Mon grand père était l’exemple même du machisme masculin. Très conservateur, prétentieux, narcissique et tyrannique, et une épouse presque naïve, ou elle n’avait pas le choix que de l’être. Elle avait peur, de lui, de toute une société. Peur qu’il la quitte, ou qu’elle revienne divorcée à son frère, alors elle n’a trouvé que la soumission totale comme solution. C’était une époque où la femme n’avait pas le choix, l’humeur de son homme peut bouleverser toute sa vie, c’est lui le décideur, le maitre, et elle n’avait qu’à se plier à ses quatre volontés. On lui disait que tout les hommes sont comme ça, et que toute femme doit se plier à ce que le destin lui a choisi, elle n’a pas de mot à dire.

Une époque où la femme tunisienne n’a de rôle que d’être l’épouse, soutenir son mari sans discuter ce qu’il pourrait faire, un être de second degré, et c’était la peur, l’absence de droits qui la rendaient soumise à ce point.

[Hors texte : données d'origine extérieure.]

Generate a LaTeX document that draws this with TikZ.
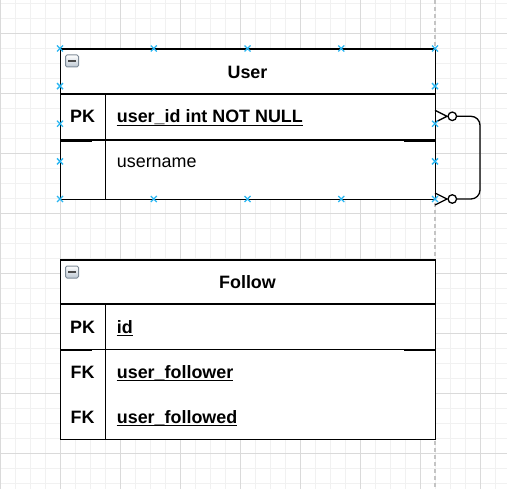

Elle aide, elle travaille à domicile, en broderie, à apprendre aux filles l’art de la couture et la confection de la dentelle traditionnelle, mais jamais elle ne bénéficiait du fruit de son labeur, et gare à elle si un jour elle ose cacher quelques sous pour elle. Son mari avait un oiseau qui la suivait et lui reportait tous ses faits et gestes. Elle rit maintenant quand elle évoque cette histoire d’oiseau, elle le guettait des yeux là où elle se déplaçait, où quand elle essayait d’enlever pour un moment le bout de papier qu’il a mis sur la serrure de la porte pour qu’elle puisse voir ce qui se passait à l’extérieur, mais rien ne lui échappait.

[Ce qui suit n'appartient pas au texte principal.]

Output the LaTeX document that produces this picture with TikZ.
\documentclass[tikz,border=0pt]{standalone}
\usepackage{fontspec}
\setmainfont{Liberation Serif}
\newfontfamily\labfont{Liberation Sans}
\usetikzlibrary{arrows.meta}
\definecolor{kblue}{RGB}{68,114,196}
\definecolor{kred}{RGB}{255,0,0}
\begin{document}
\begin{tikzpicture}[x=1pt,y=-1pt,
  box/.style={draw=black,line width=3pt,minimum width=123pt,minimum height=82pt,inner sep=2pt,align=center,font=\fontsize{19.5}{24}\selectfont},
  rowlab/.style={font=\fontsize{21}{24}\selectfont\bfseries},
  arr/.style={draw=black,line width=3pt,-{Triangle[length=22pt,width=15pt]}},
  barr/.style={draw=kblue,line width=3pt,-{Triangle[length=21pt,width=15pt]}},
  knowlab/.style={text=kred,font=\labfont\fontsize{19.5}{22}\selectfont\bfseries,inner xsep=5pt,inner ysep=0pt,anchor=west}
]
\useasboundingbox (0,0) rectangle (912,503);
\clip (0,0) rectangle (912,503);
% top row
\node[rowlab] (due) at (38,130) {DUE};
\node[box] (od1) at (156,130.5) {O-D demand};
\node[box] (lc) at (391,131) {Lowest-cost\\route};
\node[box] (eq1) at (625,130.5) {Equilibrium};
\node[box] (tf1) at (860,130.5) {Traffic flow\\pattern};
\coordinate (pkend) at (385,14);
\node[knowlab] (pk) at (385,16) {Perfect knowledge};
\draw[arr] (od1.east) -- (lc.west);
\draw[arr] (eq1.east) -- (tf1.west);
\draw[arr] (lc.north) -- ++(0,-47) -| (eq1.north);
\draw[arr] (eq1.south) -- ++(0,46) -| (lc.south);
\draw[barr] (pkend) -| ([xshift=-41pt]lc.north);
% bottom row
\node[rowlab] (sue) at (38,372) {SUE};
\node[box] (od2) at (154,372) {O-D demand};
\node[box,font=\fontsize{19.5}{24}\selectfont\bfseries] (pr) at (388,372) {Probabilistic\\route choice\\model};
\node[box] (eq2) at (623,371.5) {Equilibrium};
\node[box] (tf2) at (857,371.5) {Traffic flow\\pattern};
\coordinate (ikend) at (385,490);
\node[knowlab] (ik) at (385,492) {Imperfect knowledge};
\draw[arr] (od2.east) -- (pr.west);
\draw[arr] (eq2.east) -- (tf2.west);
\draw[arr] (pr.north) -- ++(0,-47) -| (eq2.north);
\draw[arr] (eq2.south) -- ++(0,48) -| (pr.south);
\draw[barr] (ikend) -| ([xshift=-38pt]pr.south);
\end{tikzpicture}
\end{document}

Des années sont passée, la guerre puis l’indépendance, entre temps, elle a perdu ses trois garçons très jeunes et n’a survécu que ses deux filles, une malédiction du destin… Les paroles de son beau frère résonnent encore dans sa tête, qu’elle bâtisse des châteaux, qu’elle investisse, la majeure partie sera pour lui, le frère, car elle n’a eu que des filles. Des mots qui lui ont fait mal, il n’y avait que les hommes qui ont tout le mérite, bien que ce soit grâce à elle, sa bonne gérance et son labeur que la richesse familiale est devenue importante. Mais elle n’avait aucune propriété à son nom, une femme ne peut rien posséder rien avec son mari, même si c’est elle qui finance l’achat.

Mais les choses ont changées, ses filles sont à l’école, et elle a apprit à écrire son prénom d’une écriture lente mais sure, c’était comme un signe de liberté, elle a maintenant sa signature personnelle. Elle est maintenant un être complet pas seulement l’ombre d’un homme.

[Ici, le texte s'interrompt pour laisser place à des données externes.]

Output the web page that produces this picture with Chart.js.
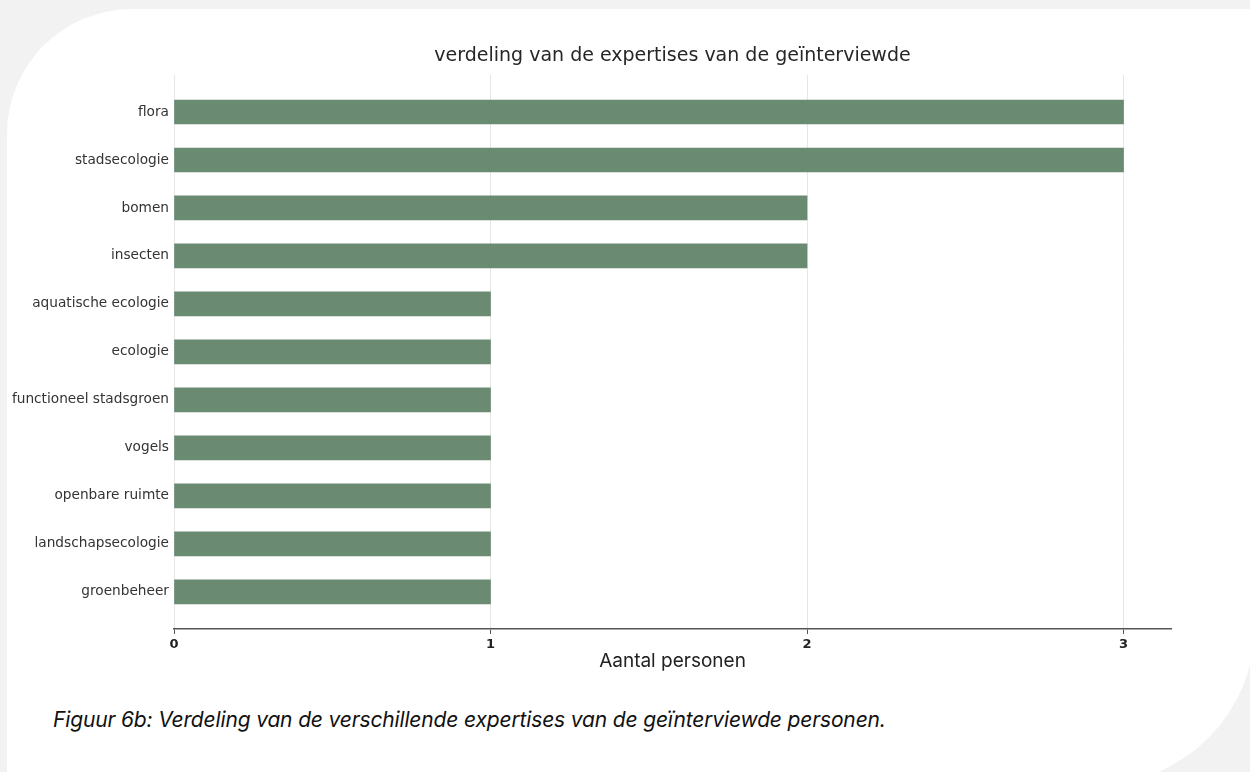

Et elle est devenue plus sure d’elle. Son beau frère ne viendra pas prendre à ses filles leur héritage qu’elle a souffert pour le créer. Elle ne reviendra plus chez son frère avec deux filles en charge, si un jour mon grand père, sur un coup de tête décide de divorcer. Elle peut même annoncer sa jalousie, de chaque autre femme qui peut admirer les beaux yeux de mon grand père qui lui-même faisait les yeux doux, aucune autre femme ne pourra lui prendre sa place.

Grand-mère, avec ses quatre vingt ans dépassés, sait qu’avec des lois, on peut avoir des droits, une protection, une valeur, et une illusion d’égalité. Elle sait que ce sont ces lois qui lui ont permis de dépasser sa peur, d’avoir son mot à dire, de gérer ses biens et de bénéficier de son labeur. Elle sait que la souffrance et l’humiliation vécues souvent en silence ne doivent jamais revenir. Que la femme a en elle une force que ne possèdent pas les hommes, elle enfante, elle veille sur ses enfants et sur leur éducation, elle est responsable de la bonne marche de son foyer même si elle est femme au foyer… Des petites choses qu’on ne peut pas voir, mais en les accumulant, on sait que c’est sur le dos des femmes que toute une société avance.

Grand-mère avec son âge, sait que la femme d’aujourd’hui est encore plus battante. Qu’elle se force pour faire beaucoup mieux. Qu’elle est devenue cadre, enseignante, ouvrière, qu’elle se prend en charge sans pour autant négliger son rôle d’épouse, de mère, de sœur. Elle est ce mélange de force et de douceur. Elle ne laisse jamais ses responsabilités, elle les assume et elle en est fière de le faire. Qu’il fallait voir la femme, soit rurale ou citadine, elle est toujours rayonnante, battante sans lâcher prise, même si souvent elle est exploitée, au travail comme au foyer, et ces dépassements ce ne sont pas les lois qui vont les changer.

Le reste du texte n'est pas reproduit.